• **WHAT YOU ARE ASKED TO DO**
What is to be printed is the span of lines starting at the one containing "Output the Python" and ending at the one containing "y_ticks = [2, 3, 4, 5, 6, 7, 8, 9, 10]", reproduced exactly with pictures left out.

• **LISTED RECORDS**
[start]

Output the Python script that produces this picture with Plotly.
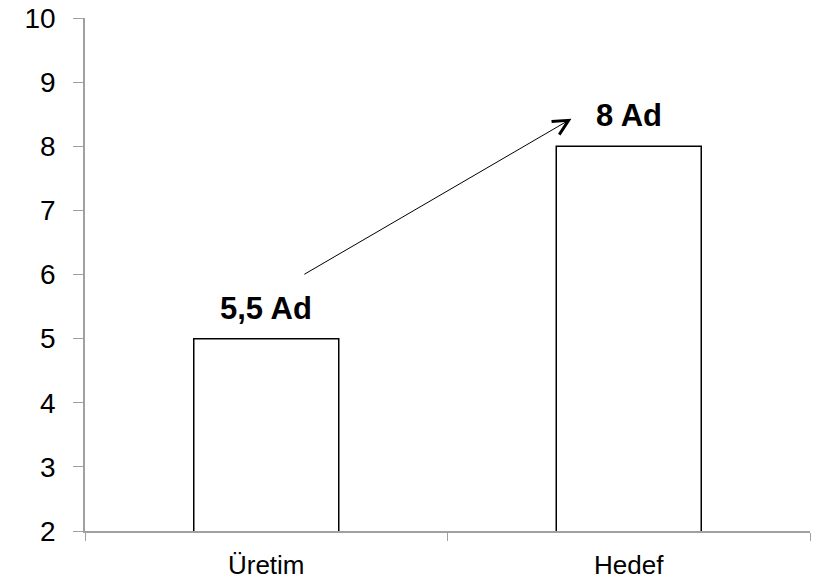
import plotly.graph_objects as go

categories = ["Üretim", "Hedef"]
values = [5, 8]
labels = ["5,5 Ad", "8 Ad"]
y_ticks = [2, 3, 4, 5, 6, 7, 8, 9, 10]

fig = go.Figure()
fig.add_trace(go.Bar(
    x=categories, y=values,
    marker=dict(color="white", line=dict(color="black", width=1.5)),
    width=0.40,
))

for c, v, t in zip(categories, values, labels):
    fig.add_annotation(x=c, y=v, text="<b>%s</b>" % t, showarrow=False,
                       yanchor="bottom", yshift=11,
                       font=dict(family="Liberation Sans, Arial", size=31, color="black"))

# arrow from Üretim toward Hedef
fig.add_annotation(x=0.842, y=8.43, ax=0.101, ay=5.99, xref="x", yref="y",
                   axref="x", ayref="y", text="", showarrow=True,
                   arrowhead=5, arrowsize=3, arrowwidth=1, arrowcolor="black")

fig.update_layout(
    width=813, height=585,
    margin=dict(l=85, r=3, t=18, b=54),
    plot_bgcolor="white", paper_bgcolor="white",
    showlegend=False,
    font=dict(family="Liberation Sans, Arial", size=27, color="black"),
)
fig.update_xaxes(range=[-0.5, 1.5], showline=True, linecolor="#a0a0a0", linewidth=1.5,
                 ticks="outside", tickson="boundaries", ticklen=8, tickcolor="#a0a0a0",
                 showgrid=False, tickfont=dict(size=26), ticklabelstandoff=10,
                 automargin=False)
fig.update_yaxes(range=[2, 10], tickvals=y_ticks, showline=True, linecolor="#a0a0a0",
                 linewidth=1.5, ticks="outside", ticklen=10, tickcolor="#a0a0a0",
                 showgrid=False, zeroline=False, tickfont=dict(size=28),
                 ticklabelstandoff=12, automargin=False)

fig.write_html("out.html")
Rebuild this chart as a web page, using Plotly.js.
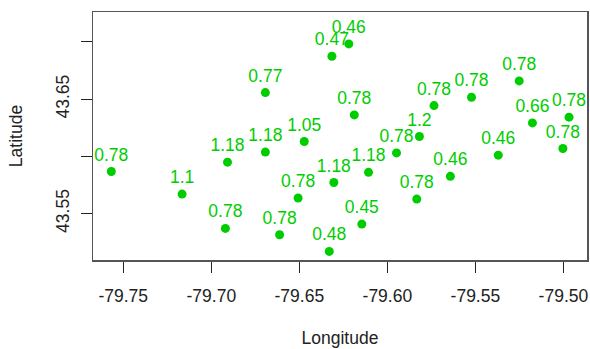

[end]
[start]

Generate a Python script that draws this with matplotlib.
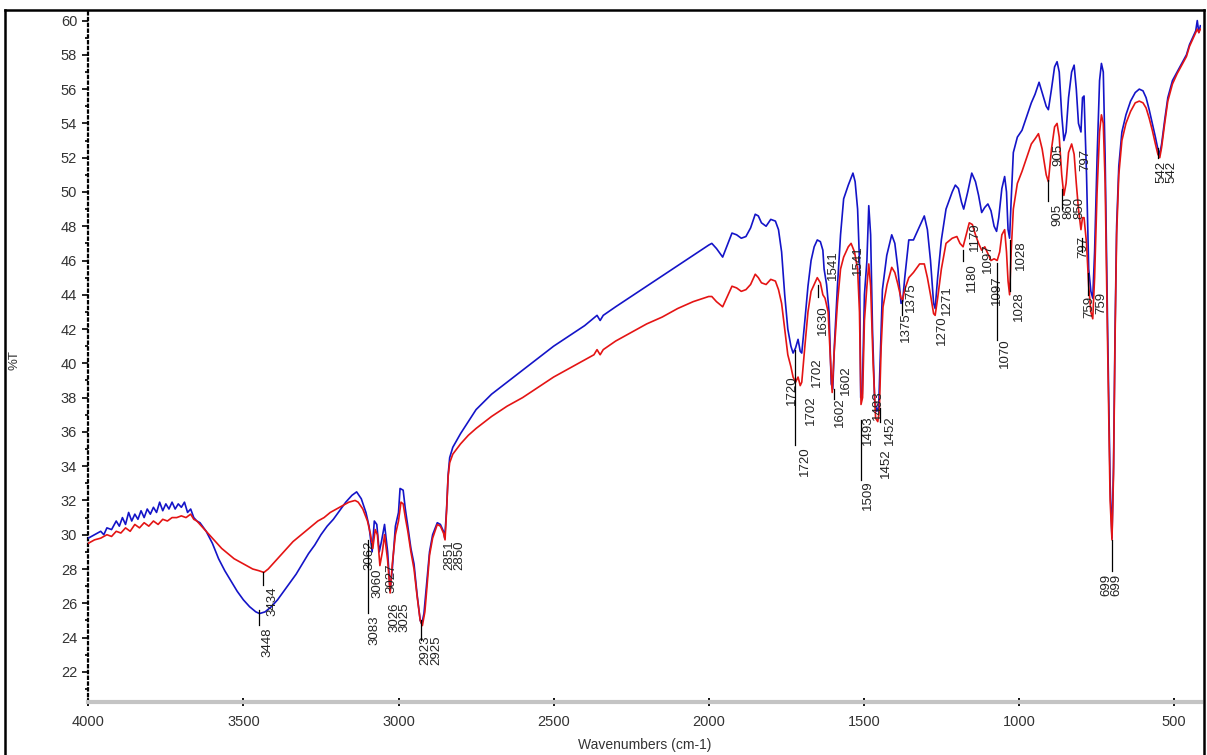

[end]

• **ANSWER TO THIS PROBLEM**
Output the Python script that produces this picture with Plotly.
import plotly.graph_objects as go

categories = ["Üretim", "Hedef"]
values = [5, 8]
labels = ["5,5 Ad", "8 Ad"]
y_ticks = [2, 3, 4, 5, 6, 7, 8, 9, 10]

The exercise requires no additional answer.